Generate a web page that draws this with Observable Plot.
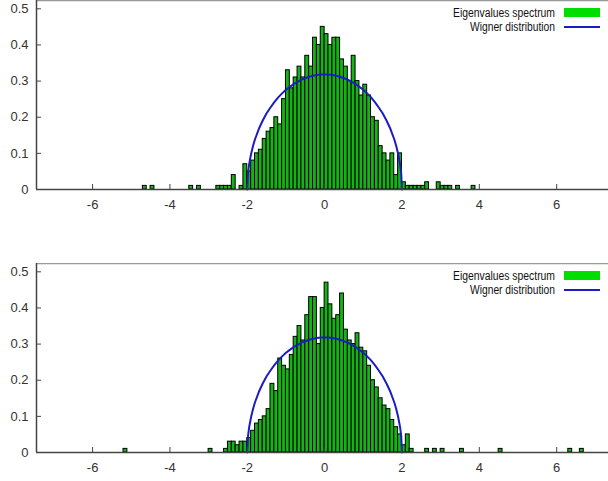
<!DOCTYPE html>
<html><head><meta charset="utf-8">
<script src="https://cdn.jsdelivr.net/npm/d3@7"></script>
<script src="https://cdn.jsdelivr.net/npm/@observablehq/plot@0.6"></script>
<style>
body{margin:0;background:#fff;overflow:hidden}
#wrap svg{display:block}
</style></head><body><div id="wrap"></div>
<script>
// ---- data ----
const binWidth = 0.1;
const topBinStart = [-4.7,-4.5,-3.5,-3.3,-2.8,-2.7,-2.6,-2.5,-2.4,-2.2,-2.1,-2.0,-1.9,-1.8,-1.7,-1.6,-1.5,-1.4,-1.3,-1.2,-1.1,-1.0,-0.9,-0.8,-0.7,-0.6,-0.5,-0.4,-0.3,-0.2,-0.1,0.0,0.1,0.2,0.3,0.4,0.5,0.6,0.7,0.8,0.9,1.0,1.1,1.2,1.3,1.4,1.5,1.6,1.7,1.8,1.9,2.0,2.1,2.2,2.3,2.4,2.5,2.6,2.9,3.0,3.1,3.2,3.4,3.8];
const topHeight   = [0.01,0.01,0.01,0.01,0.01,0.01,0.01,0.01,0.04,0.01,0.07,0.05,0.08,0.10,0.11,0.14,0.16,0.17,0.20,0.18,0.25,0.33,0.28,0.31,0.34,0.31,0.37,0.34,0.42,0.40,0.45,0.43,0.40,0.42,0.42,0.36,0.34,0.30,0.37,0.30,0.26,0.29,0.26,0.20,0.19,0.12,0.10,0.08,0.10,0.04,0.10,0.02,0.01,0.01,0.01,0.01,0.01,0.02,0.02,0.01,0.01,0.01,0.01,0.01];
const botBinStart = [-5.2,-3.0,-2.6,-2.5,-2.4,-2.3,-2.2,-2.1,-2.0,-1.9,-1.8,-1.7,-1.6,-1.5,-1.4,-1.3,-1.2,-1.1,-1.0,-0.9,-0.8,-0.7,-0.6,-0.5,-0.4,-0.3,-0.2,-0.1,0.0,0.1,0.2,0.3,0.4,0.5,0.6,0.7,0.8,0.9,1.0,1.1,1.2,1.3,1.4,1.5,1.6,1.7,1.8,1.9,2.0,2.1,2.2,2.6,2.8,3.0,3.5,4.5,6.3,6.6];
const botHeight   = [0.01,0.01,0.01,0.03,0.03,0.02,0.03,0.03,0.04,0.06,0.08,0.09,0.10,0.12,0.19,0.17,0.26,0.24,0.23,0.27,0.32,0.35,0.31,0.38,0.43,0.43,0.30,0.40,0.47,0.41,0.37,0.38,0.44,0.34,0.31,0.30,0.33,0.29,0.28,0.24,0.20,0.18,0.15,0.13,0.12,0.09,0.07,0.05,0.02,0.05,0.01,0.01,0.01,0.01,0.01,0.01,0.01,0.01];
// Wigner curve, read as points
const wignerX = [-2,-1.98,-1.95,-1.9,-1.85,-1.8,-1.7,-1.6,-1.5,-1.4,-1.3,-1.2,-1.1,-1.0,-0.9,-0.8,-0.7,-0.6,-0.5,-0.4,-0.3,-0.2,-0.1,0,0.1,0.2,0.3,0.4,0.5,0.6,0.7,0.8,0.9,1.0,1.1,1.2,1.3,1.4,1.5,1.6,1.7,1.8,1.85,1.9,1.95,1.98,2];
const wignerY = [0,0.045,0.071,0.099,0.121,0.139,0.168,0.191,0.211,0.227,0.242,0.255,0.266,0.276,0.284,0.292,0.298,0.304,0.308,0.312,0.315,0.317,0.318,0.318,0.318,0.317,0.315,0.312,0.308,0.304,0.298,0.292,0.284,0.276,0.266,0.255,0.242,0.227,0.211,0.191,0.168,0.139,0.121,0.099,0.071,0.045,0];
const xTicks = [-6,-4,-2,0,2,4,6];
const yTicks = [0,0.1,0.2,0.3,0.4,0.5];
const legendLabels = ["Eigenvalues spectrum","Wigner distribution"];

const wigner = wignerX.map((x,i)=>({x, y: wignerY[i]}));
const W = 608, mL = 36, plotH = 189;
const xDomain = [-7.45, 7.34];
const yDomain = [0, 0.523];
const font = "'Liberation Sans', Arial, sans-serif";

function panel(binStart, height, svgH) {
  const bins = binStart.map((b,i)=>({x1:b, x2:+(b+binWidth).toFixed(2), y:height[i]}));
  const p = Plot.plot({
    width: W, height: svgH,
    marginLeft: mL, marginRight: 0, marginTop: 0, marginBottom: svgH - plotH,
    style: {fontFamily: font, fontSize: "13px", color: "#333", background: "#fff"},
    x: {domain: xDomain, label: null},
    y: {domain: yDomain, label: null},
    marks: [
      Plot.rectY(bins, {x1:"x1", x2:"x2", y:"y", fill:"#14b414", stroke:"#000", strokeWidth:1}),
      Plot.line(wigner, {x:"x", y:"y", stroke:"#1c1cc4", strokeWidth:2}),
      Plot.ruleY([yDomain[0]], {stroke:"#444", strokeWidth:1.5}),
      Plot.ruleY([yDomain[1]], {stroke:"#999", strokeWidth:1.5}),
      Plot.ruleX([xDomain[0]], {stroke:"#444", strokeWidth:1.5}),
      Plot.tickX(xTicks, {x:d=>d, insetTop: plotH-5, stroke:"#444"}),
      Plot.tickY(yTicks, {y:d=>d, insetRight: (W-mL)-5, stroke:"#444"}),
      Plot.axisX(xTicks, {label: null, tickSize:0, tickPadding:10, tickFormat:d=>String(d), fill:"#333"}),
      Plot.axisY(yTicks, {label: null, tickSize:0, tickPadding:8, tickFormat:d=>String(d), fill:"#333"})
    ]
  });
  // legend (top right inside frame)
  const s = d3.select(p);
  const g = s.append("g").attr("font-family", font).attr("font-size","12px");
  g.append("text").attr("x",555).attr("y",17).attr("text-anchor","end").attr("fill","#111").attr("textLength",102).attr("lengthAdjust","spacingAndGlyphs").text(legendLabels[0]);
  g.append("rect").attr("x",564).attr("y",8).attr("width",36).attr("height",9).attr("fill","#00dd00");
  g.append("text").attr("x",555).attr("y",31).attr("text-anchor","end").attr("fill","#111").attr("textLength",85).attr("lengthAdjust","spacingAndGlyphs").text(legendLabels[1]);
  g.append("line").attr("x1",564).attr("x2",600).attr("y1",27).attr("y2",27).attr("stroke","#1c1cc4").attr("stroke-width",2);
  return p;
}
const wrap = document.getElementById("wrap");
wrap.appendChild(panel(topBinStart, topHeight, 263));
wrap.appendChild(panel(botBinStart, botHeight, 218));
</script></body></html>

== Given task ==
Output all of the data exactly as it stands, minus any images.

== Output for this exercise ==
Generate a web page that draws this with Observable Plot.
<!DOCTYPE html>
<html><head><meta charset="utf-8">
<script src="https://cdn.jsdelivr.net/npm/d3@7"></script>
<script src="https://cdn.jsdelivr.net/npm/@observablehq/plot@0.6"></script>
<style>
body{margin:0;background:#fff;overflow:hidden}
#wrap svg{display:block}
</style></head><body><div id="wrap"></div>
<script>
// ---- data ----
const binWidth = 0.1;
const topBinStart = [-4.7,-4.5,-3.5,-3.3,-2.8,-2.7,-2.6,-2.5,-2.4,-2.2,-2.1,-2.0,-1.9,-1.8,-1.7,-1.6,-1.5,-1.4,-1.3,-1.2,-1.1,-1.0,-0.9,-0.8,-0.7,-0.6,-0.5,-0.4,-0.3,-0.2,-0.1,0.0,0.1,0.2,0.3,0.4,0.5,0.6,0.7,0.8,0.9,1.0,1.1,1.2,1.3,1.4,1.5,1.6,1.7,1.8,1.9,2.0,2.1,2.2,2.3,2.4,2.5,2.6,2.9,3.0,3.1,3.2,3.4,3.8];
const topHeight   = [0.01,0.01,0.01,0.01,0.01,0.01,0.01,0.01,0.04,0.01,0.07,0.05,0.08,0.10,0.11,0.14,0.16,0.17,0.20,0.18,0.25,0.33,0.28,0.31,0.34,0.31,0.37,0.34,0.42,0.40,0.45,0.43,0.40,0.42,0.42,0.36,0.34,0.30,0.37,0.30,0.26,0.29,0.26,0.20,0.19,0.12,0.10,0.08,0.10,0.04,0.10,0.02,0.01,0.01,0.01,0.01,0.01,0.02,0.02,0.01,0.01,0.01,0.01,0.01];
const botBinStart = [-5.2,-3.0,-2.6,-2.5,-2.4,-2.3,-2.2,-2.1,-2.0,-1.9,-1.8,-1.7,-1.6,-1.5,-1.4,-1.3,-1.2,-1.1,-1.0,-0.9,-0.8,-0.7,-0.6,-0.5,-0.4,-0.3,-0.2,-0.1,0.0,0.1,0.2,0.3,0.4,0.5,0.6,0.7,0.8,0.9,1.0,1.1,1.2,1.3,1.4,1.5,1.6,1.7,1.8,1.9,2.0,2.1,2.2,2.6,2.8,3.0,3.5,4.5,6.3,6.6];
const botHeight   = [0.01,0.01,0.01,0.03,0.03,0.02,0.03,0.03,0.04,0.06,0.08,0.09,0.10,0.12,0.19,0.17,0.26,0.24,0.23,0.27,0.32,0.35,0.31,0.38,0.43,0.43,0.30,0.40,0.47,0.41,0.37,0.38,0.44,0.34,0.31,0.30,0.33,0.29,0.28,0.24,0.20,0.18,0.15,0.13,0.12,0.09,0.07,0.05,0.02,0.05,0.01,0.01,0.01,0.01,0.01,0.01,0.01,0.01];
// Wigner curve, read as points
const wignerX = [-2,-1.98,-1.95,-1.9,-1.85,-1.8,-1.7,-1.6,-1.5,-1.4,-1.3,-1.2,-1.1,-1.0,-0.9,-0.8,-0.7,-0.6,-0.5,-0.4,-0.3,-0.2,-0.1,0,0.1,0.2,0.3,0.4,0.5,0.6,0.7,0.8,0.9,1.0,1.1,1.2,1.3,1.4,1.5,1.6,1.7,1.8,1.85,1.9,1.95,1.98,2];
const wignerY = [0,0.045,0.071,0.099,0.121,0.139,0.168,0.191,0.211,0.227,0.242,0.255,0.266,0.276,0.284,0.292,0.298,0.304,0.308,0.312,0.315,0.317,0.318,0.318,0.318,0.317,0.315,0.312,0.308,0.304,0.298,0.292,0.284,0.276,0.266,0.255,0.242,0.227,0.211,0.191,0.168,0.139,0.121,0.099,0.071,0.045,0];
const xTicks = [-6,-4,-2,0,2,4,6];
const yTicks = [0,0.1,0.2,0.3,0.4,0.5];
const legendLabels = ["Eigenvalues spectrum","Wigner distribution"];

const wigner = wignerX.map((x,i)=>({x, y: wignerY[i]}));
const W = 608, mL = 36, plotH = 189;
const xDomain = [-7.45, 7.34];
const yDomain = [0, 0.523];
const font = "'Liberation Sans', Arial, sans-serif";

function panel(binStart, height, svgH) {
  const bins = binStart.map((b,i)=>({x1:b, x2:+(b+binWidth).toFixed(2), y:height[i]}));
  const p = Plot.plot({
    width: W, height: svgH,
    marginLeft: mL, marginRight: 0, marginTop: 0, marginBottom: svgH - plotH,
    style: {fontFamily: font, fontSize: "13px", color: "#333", background: "#fff"},
    x: {domain: xDomain, label: null},
    y: {domain: yDomain, label: null},
    marks: [
      Plot.rectY(bins, {x1:"x1", x2:"x2", y:"y", fill:"#14b414", stroke:"#000", strokeWidth:1}),
      Plot.line(wigner, {x:"x", y:"y", stroke:"#1c1cc4", strokeWidth:2}),
      Plot.ruleY([yDomain[0]], {stroke:"#444", strokeWidth:1.5}),
      Plot.ruleY([yDomain[1]], {stroke:"#999", strokeWidth:1.5}),
      Plot.ruleX([xDomain[0]], {stroke:"#444", strokeWidth:1.5}),
      Plot.tickX(xTicks, {x:d=>d, insetTop: plotH-5, stroke:"#444"}),
      Plot.tickY(yTicks, {y:d=>d, insetRight: (W-mL)-5, stroke:"#444"}),
      Plot.axisX(xTicks, {label: null, tickSize:0, tickPadding:10, tickFormat:d=>String(d), fill:"#333"}),
      Plot.axisY(yTicks, {label: null, tickSize:0, tickPadding:8, tickFormat:d=>String(d), fill:"#333"})
    ]
  });
  // legend (top right inside frame)
  const s = d3.select(p);
  const g = s.append("g").attr("font-family", font).attr("font-size","12px");
  g.append("text").attr("x",555).attr("y",17).attr("text-anchor","end").attr("fill","#111").attr("textLength",102).attr("lengthAdjust","spacingAndGlyphs").text(legendLabels[0]);
  g.append("rect").attr("x",564).attr("y",8).attr("width",36).attr("height",9).attr("fill","#00dd00");
  g.append("text").attr("x",555).attr("y",31).attr("text-anchor","end").attr("fill","#111").attr("textLength",85).attr("lengthAdjust","spacingAndGlyphs").text(legendLabels[1]);
  g.append("line").attr("x1",564).attr("x2",600).attr("y1",27).attr("y2",27).attr("stroke","#1c1cc4").attr("stroke-width",2);
  return p;
}
const wrap = document.getElementById("wrap");
wrap.appendChild(panel(topBinStart, topHeight, 263));
wrap.appendChild(panel(botBinStart, botHeight, 218));
</script></body></html>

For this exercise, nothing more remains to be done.